До 26 июля оставалось около десяти дней.
“Culo veo, culo quiero” [5]
Куба-Гавана
Весна 1955 года
(почти четыре года до победы Революции)
5
Кубинская поговорка. Дословно означает «Попу вижу, попу хочу». Аналог русской «Глаза завидущие, руки загребущие».
Генералу Фульенсио не спалось. Мысли уносили его далеко в золотую заоблачную высь! Картинки, одна краше другой, всплывали в голове…
Вот он разрезает ленточку на открытии фешенебельного отеля на фоне блестящей, ярче кубинского солнца, золотой пластины у парадного входа.
А вот десятки иностранных репортеров с благоговением ждут, когда с купола Президентского Дворца спадет покрывало, и он затмит своим золотым блеском все чудеса, виденные газетчиками ранее!
Все ахнут, защелкают камеры, закрутится кинопленка! И в газетный мир полетят сообщения, одно – красочнее другого! «Золотой стандарт на Золотом острове!» «Президент 999-й пробы!»…
Заснул он лишь глубокой ночью…
Уже утром следующего дня весть о фееричном представлении в кабаре облетела все не только местные, но и некоторые «звездно-полосатые» газеты.

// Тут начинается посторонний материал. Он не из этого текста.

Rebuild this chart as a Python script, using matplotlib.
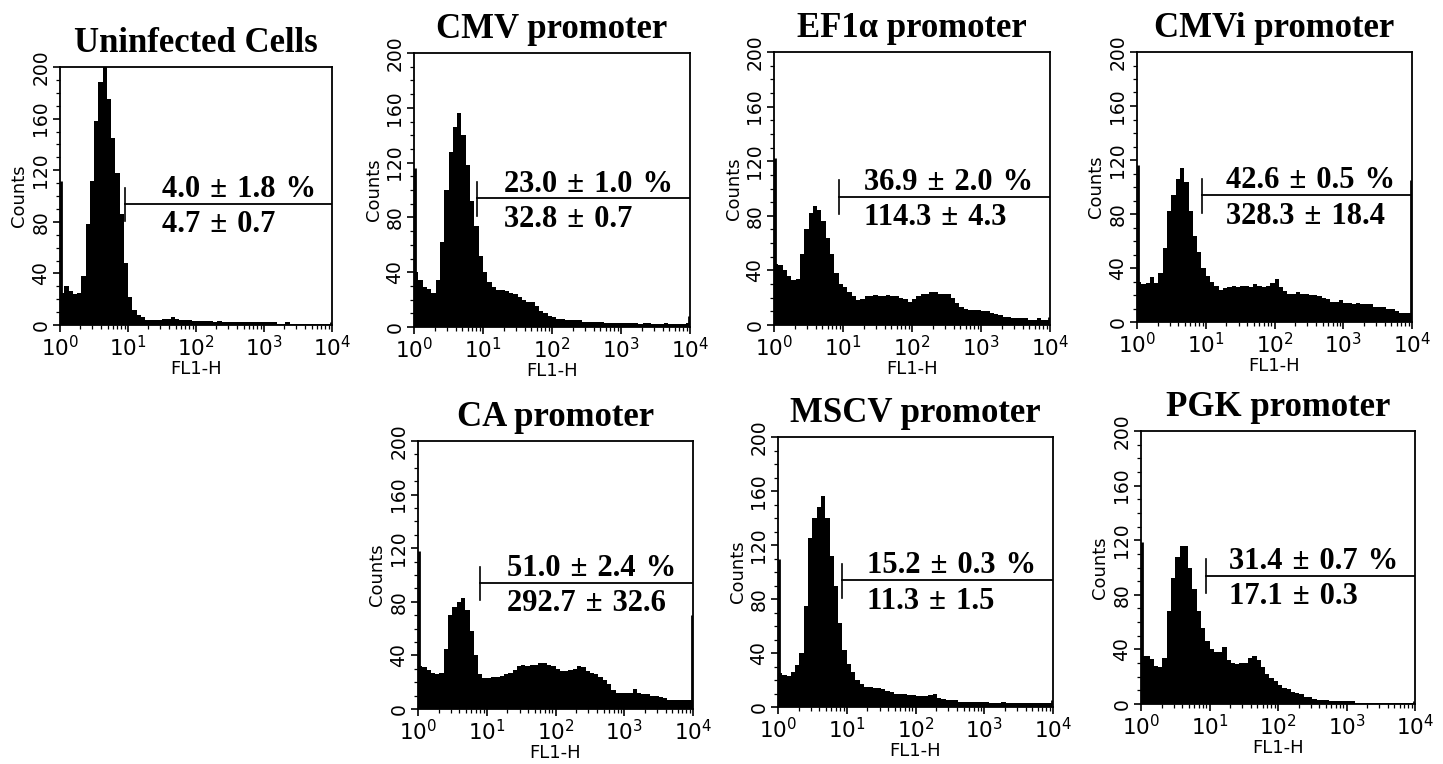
import numpy as np
import matplotlib.pyplot as plt
from matplotlib.ticker import FixedLocator, LogLocator, MultipleLocator, NullFormatter

W, H = 1443, 764

# FL1 channels: 16 per decade from 10^0 to 10^4
edges = np.logspace(0, 4, 65)

titles = ['Uninfected Cells', 'CMV promoter', 'EF1\u03b1 promoter', 'CMVi promoter',
          'CA promoter', 'MSCV promoter', 'PGK promoter']
pct_text = ['4.0 \u00b1 1.8 %', '23.0 \u00b1 1.0 %', '36.9 \u00b1 2.0 %', '42.6 \u00b1 0.5 %',
            '51.0 \u00b1 2.4 %', '15.2 \u00b1 0.3 %', '31.4 \u00b1 0.7 %']
mfi_text = ['4.7 \u00b1 0.7', '32.8 \u00b1 0.7', '114.3 \u00b1 4.3', '328.3 \u00b1 18.4',
            '292.7 \u00b1 32.6', '11.3 \u00b1 1.5', '17.1 \u00b1 0.3']

# marker gate (FL1 value where the M1 region starts)
gate_x = [9.0, 8.3, 8.7, 8.8, 8.0, 8.5, 8.9]

# counts per channel
uninfected = [25, 30, 26, 24, 25, 38, 78, 112, 158, 188, 200, 175, 145, 118, 86, 48,
              22, 12, 8, 6, 4, 4, 4, 4, 5, 5, 6, 5, 4, 4, 4, 3,
              3, 3, 3, 3, 2, 3, 2, 2, 2, 2, 2, 2, 2, 2, 2, 2,
              2, 2, 2, 1, 1, 2, 1, 1, 1, 1, 1, 1, 1, 1, 1, 1]
cmv = [40, 34, 29, 28, 25, 34, 62, 100, 128, 146, 156, 140, 118, 92, 74, 52,
       40, 33, 29, 27, 27, 26, 25, 24, 22, 20, 18, 18, 15, 12, 10, 8,
       7, 6, 6, 5, 5, 5, 5, 4, 4, 4, 4, 4, 3, 3, 3, 3,
       3, 3, 3, 3, 2, 3, 3, 2, 2, 2, 3, 2, 2, 2, 2, 3]
ef1a = [45, 44, 40, 36, 33, 34, 52, 70, 82, 87, 84, 76, 64, 52, 38, 30,
        28, 24, 21, 18, 19, 21, 21, 22, 21, 21, 22, 21, 21, 20, 19, 17,
        19, 21, 23, 23, 24, 24, 23, 23, 23, 20, 16, 13, 12, 11, 11, 11,
        10, 10, 9, 8, 7, 6, 6, 5, 5, 5, 5, 4, 4, 5, 4, 4]
cmvi = [30, 28, 29, 33, 29, 36, 55, 82, 94, 106, 114, 104, 82, 64, 52, 40,
        34, 30, 27, 24, 25, 26, 27, 26, 27, 27, 26, 28, 27, 26, 27, 29,
        32, 26, 23, 21, 21, 22, 21, 21, 20, 20, 19, 18, 17, 15, 15, 16,
        14, 14, 13, 14, 13, 13, 13, 11, 11, 11, 10, 10, 8, 7, 7, 7]
ca = [32, 31, 29, 27, 26, 27, 45, 70, 76, 80, 83, 74, 58, 40, 26, 23,
      23, 24, 24, 25, 26, 27, 29, 32, 33, 32, 33, 33, 34, 34, 33, 32,
      30, 28, 28, 29, 30, 32, 31, 28, 27, 26, 24, 22, 19, 14, 12, 12,
      12, 12, 15, 12, 11, 11, 10, 10, 9, 8, 7, 7, 7, 7, 7, 7]
mscv = [25, 24, 23, 26, 31, 40, 75, 125, 140, 148, 156, 140, 112, 90, 62, 42,
        32, 26, 20, 17, 15, 15, 14, 14, 13, 12, 11, 10, 10, 10, 9, 9,
        8, 8, 8, 9, 10, 7, 6, 5, 5, 5, 4, 4, 4, 4, 4, 4,
        4, 3, 3, 3, 4, 3, 3, 3, 3, 3, 3, 3, 3, 3, 3, 3]
pgk = [35, 35, 33, 28, 27, 34, 68, 92, 108, 116, 116, 100, 84, 68, 56, 46,
       40, 38, 38, 42, 32, 30, 29, 30, 30, 34, 35, 32, 27, 22, 19, 17,
       14, 12, 11, 9, 8, 7, 5, 5, 4, 3, 3, 3, 2, 2, 2, 2,
       2, 2, 1, 1, 1, 1, 1, 1, 1, 1, 1, 1, 1, 1, 1, 1]
histos = [uninfected, cmv, ef1a, cmvi, ca, mscv, pgk]

# first / last channel pile-up
edge_lo = [112, 116, 122, 116, 118, 110, 119]
edge_hi = [2, 8, 6, 105, 70, 5, 2]

# panel boxes in pixels: left, top, right, bottom
boxes = [(60, 67, 332, 325), (414, 53, 690, 327), (774, 52, 1050, 325), (1137, 52, 1412, 322),
         (418, 441, 693, 709), (778, 437, 1053, 707), (1141, 431, 1415, 704)]

serif = ['Liberation Serif', 'DejaVu Serif']

fig = plt.figure(figsize=(W / 100, H / 100), dpi=100)

for i in range(7):
    l, t, r, b = boxes[i]
    ax = fig.add_axes([l / W, 1 - b / H, (r - l) / W, (b - t) / H])
    ax.stairs(histos[i], edges, fill=True, color='black', lw=0)
    ax.vlines(1.03, 0, edge_lo[i], color='black', lw=2)
    ax.vlines(9700, 0, edge_hi[i], color='black', lw=2)

    gx = gate_x[i]
    ax.plot([gx, gx], [81, 106], color='black', lw=1.2)
    ax.plot([gx, 1e4], [94, 94], color='black', lw=1.3)
    label = (pct_text[i] + '\n' + mfi_text[i]).replace(' ', '\u2004')
    ax.text(0.94, 91.5, label, transform=ax.get_yaxis_transform(),
            ha='right', va='center', multialignment='left', fontsize=22,
            family=serif, fontweight='bold', linespacing=1.28)

    ax.set_xscale('log')
    ax.set_xlim(1, 1e4)
    ax.set_ylim(0, 200)
    ax.xaxis.set_major_locator(FixedLocator([1, 10, 100, 1000, 10000]))
    ax.set_xticklabels([r'$\mathregular{10^{%d}}$' % k for k in range(5)], fontsize=15.5)
    ax.xaxis.set_minor_locator(LogLocator(base=10, subs=np.arange(2, 10)))
    ax.xaxis.set_minor_formatter(NullFormatter())
    ax.yaxis.set_major_locator(MultipleLocator(40))
    ax.yaxis.set_minor_locator(MultipleLocator(10))
    for lab in ax.get_yticklabels():
        lab.set_rotation(90)
        lab.set_va('center')
        lab.set_fontsize(13.5)
    ax.tick_params(which='major', direction='out', length=5, width=1.2, pad=2)
    ax.tick_params(which='minor', direction='out', length=3, width=0.9)
    for s in ax.spines.values():
        s.set_linewidth(1.3)

    ax.set_xlabel('FL1-H', fontsize=13, labelpad=0)
    ax.set_ylabel('Counts', fontsize=13, labelpad=2)
    ax.set_title(titles[i], fontsize=25, family=serif, fontweight='bold', pad=11)

fig.savefig('out.png', dpi=100)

Дворец, искусно созданный почти сорок лет назад Родольфо Маури, гудел от новостей и обсуждений. Вся обслуга в этом громадном особняке с видом на набережную Малекон, узорчатыми башенками и громадным куполом, шепталась по углам только об этом! «Как много именитых гостей! Какие перспективы и возможности это сулит!»

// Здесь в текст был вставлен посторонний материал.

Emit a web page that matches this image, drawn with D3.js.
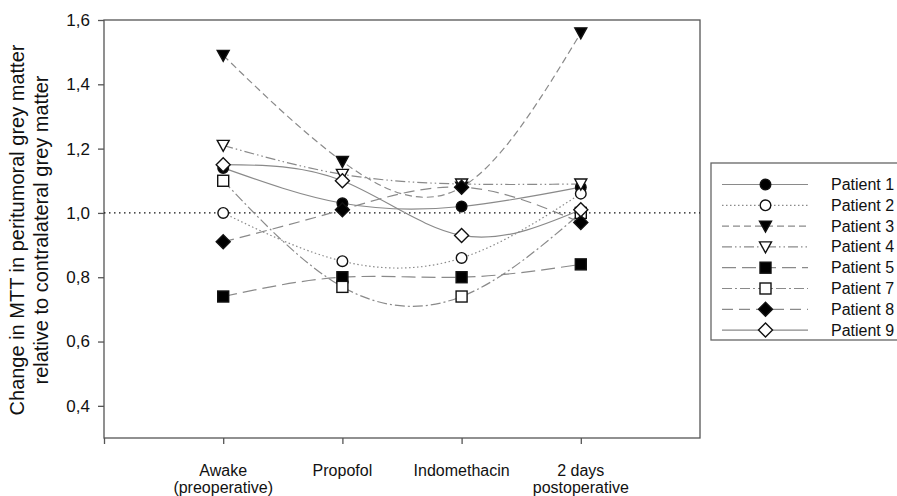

Но хозяин всего этого великолепия был строг и сосредоточен. Быстрыми уверенными шагами, гулко отдающимися в высоких сводах беломраморных с золотом лестничных пролетов, он поднялся на второй этаж.
Охрана по пути щелкала каблуками, приветствуя яркие генеральские эполеты и суровый взгляд чуть по-восточному зауженных глаз идущего.
Уже неспешным шагом он прошел по громадному ярко освещенному солнцем залу. Здесь свободно могли разместиться три-четыре полноценных школьных класса с учителями, грифельными досками, да и, наверное, всем остальным персоналом школы.
В огромных, много выше человеческого роста зеркалах, обрамленных декором от «Tiffany», отражался лишь белый с прожилками блестящий пол и мощные декоративные колонны с затейливыми рисунками.
Широкие белые окна с медной раскладкой подчеркивали великолепие убранства. Где-то там, снаружи, жил своей нелегкой жизнью город, на который равнодушно смотрели бойницы и жерла старинных пушек крепости Эль-Морро, возвышавшейся на высоком берегу залива.
Никак не отреагировав на вытянувшихся в струнку охранников, Фульенсио проследовал в свой кабинет. Небольшой, но уютный. Здесь, в северо-восточном углу здания, где располагались апартаменты генерала, было не жарко даже в палящий зной.
И сейчас тишина и легкая прохлада настраивали на отдых и умиротворение. Но времени на это не было!
В дверь постучали. Вошедший секретарь напомнил о назначенной встрече с посетителями. Фульенсио небрежно, по-мальчишески кинул свою широкую массивную фуражку на изгибающийся старинный настенный светильник и еще раз осмотрел, достаточно ли представительно выглядит президентский кабинет. Он зачастую переживал, что блеска и изящества здесь недостаточно.
Поправил тяжелое бронзовое пресс-папье. Глянул на столик с изогнутыми ножками, со столешницей из зеленого камня, на котором громоздился высокий позолоченный телефонный аппарат, и, кажется, остался доволен.